Wasp nest treatments are typically straightforward — the nest is treated directly with a fast-acting insecticide and the technician will usually advise leaving the treated nest in place for 24–48 hours before removal, to ensure returning wasps contact the product.
If you've used over-the-counter cockroach sprays in the days before a professional treatment, tell the technician. Residual repellent insecticides can make cockroaches avoid gel bait placements, significantly reducing treatment effectiveness. This is one of the most common reasons DIY attempts make professional jobs harder.
Step 3: The Treatment Itself — What to Expect on the Day
Depending on the pest and the size of the property, a professional treatment in a standard Cyprus apartment takes between 45 minutes and two hours. A larger villa with a garden, or a property with a serious rodent or termite issue, will take longer.
During the treatment, you will typically be asked to:
- Keep children and pets out of treated areas until the product has dried (usually 30–60 minutes for most spray applications, longer for some specialist treatments)
- Keep windows closed during and immediately after treatment to allow the product to settle
- Leave bait stations undisturbed — the instinct to move or clean around them works against the treatment
The technician should be using licensed products registered in Cyprus under the relevant EU biocidal products regulations. If you want to know what’s being applied, ask — a professional will always provide safety data sheets on request and will explain re-entry intervals and food storage precautions without hesitation.
For whole-property treatments in older stone or rendered homes typical of the Nicosia old town or Larnaca’s historic neighbourhoods, the technician may use a ULV (ultra-low volume) fogger for flying insects or a residual spray along wall-floor junctions and in voids for crawling insects. These applications require the property to be vacated for a defined period.
Don't mop floors or wipe down surfaces for at least 48–72 hours after a spray treatment. Cleaning too soon removes the residual product before it has done its job. Vacuum normally, but leave skirting boards and wall junctions alone.
Step 4: The Follow-Up — Why One Visit Is Often Not the End
This is the part most people don’t anticipate, and the part that separates a genuine solution from a temporary fix.
For cockroach infestations of any meaningful size, a second visit at two to four weeks is standard practice. The first treatment kills the adults present and begins to disrupt the breeding cycle, but eggs already laid in protected locations will hatch.
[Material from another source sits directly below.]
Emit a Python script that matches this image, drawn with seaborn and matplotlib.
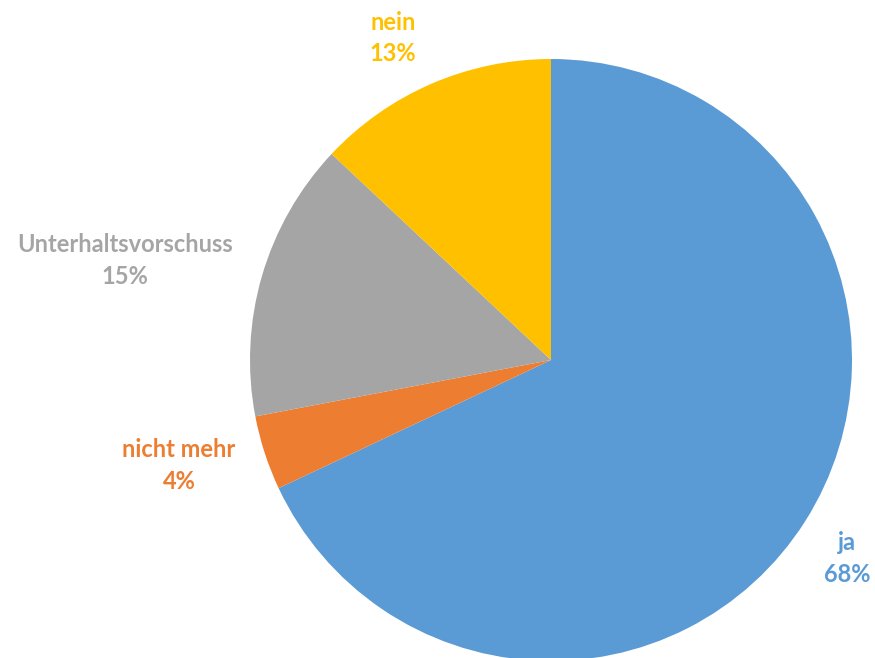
import matplotlib
matplotlib.use("Agg")
import matplotlib.pyplot as plt
import seaborn as sns

# Data
labels = ["ja", "nicht mehr", "Unterhaltsvorschuss", "nein"]
shares = [68, 4, 15, 13]
colors = ["#5B9BD5", "#ED7D31", "#A5A5A5", "#FFC000"]

# label anchor positions (axes data units, pie radius = 1)
label_pos = [(0.983, -0.66), (-1.236, -0.35), (-1.415, 0.33), (-0.525, 1.07)]

sns.set_style("white")
plt.rcParams['font.family'] = ['Lato', 'DejaVu Sans']

fig = plt.figure(figsize=(8.75, 6.58), dpi=100)
ax = fig.add_axes([250 / 875, -3 / 658, 602 / 875, 602 / 658])

palette = sns.color_palette(colors)
ax.pie(shares, colors=palette, startangle=90, counterclock=False,
       radius=1.0, wedgeprops={'linewidth': 0})

for lab, val, col, (x, y) in zip(labels, shares, palette, label_pos):
    ax.text(x, y, lab + "\n" + str(val) + "%", color=col, fontsize=17,
            fontweight='bold', ha='center', va='center', linespacing=1.45)

ax.set_xlim(-1, 1)
ax.set_ylim(-1, 1)
ax.set_aspect('equal')
ax.axis('off')

plt.savefig("out.png", dpi=100)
The follow-up treatment addresses the newly emerged nymphs before they mature and re-establish the colony.
For rodents, follow-up visits allow the technician to check bait uptake, identify which entry points are still active, and adjust the program accordingly.
A reputable company will build follow-up visits into the initial quote for any ongoing program, and will be transparent about what a single-visit treatment can realistically achieve. If you’re being sold a “one spray and you’re done” solution for a serious cockroach infestation, be sceptical.
In properties within shared apartment buildings — which describes a significant proportion of homes in Limassol, Nicosia, and Larnaca — the technician may also recommend that you raise the issue with the building management committee, because sustained results in your unit depend on the shared infrastructure being addressed as well.
The honest answer to “how long will this last?” is always: it depends on what’s happening next door and in the drains below you.
What a Professional Treatment Cannot Do
It is worth being direct about this. A professional treatment eliminates the current infestation and reduces the conditions that enabled it. It does not permanently pest-proof a property with structural gaps, deteriorating seals, and no ongoing maintenance.
Cyprus’s climate means that pest pressure is essentially year-round for many species. The heat drives insects and rodents toward cooler, water-accessible buildings in summer. The mild winters allow species that would die off in northern Europe to breed continuously. If your building has unresolved structural vulnerabilities — and most older properties in Cyprus do — an annual or twice-yearly maintenance program is far more cost-effective than repeated emergency callouts.
The right pest control company will tell you this plainly after the inspection, not try to sell you a ten-visit contract you don’t need.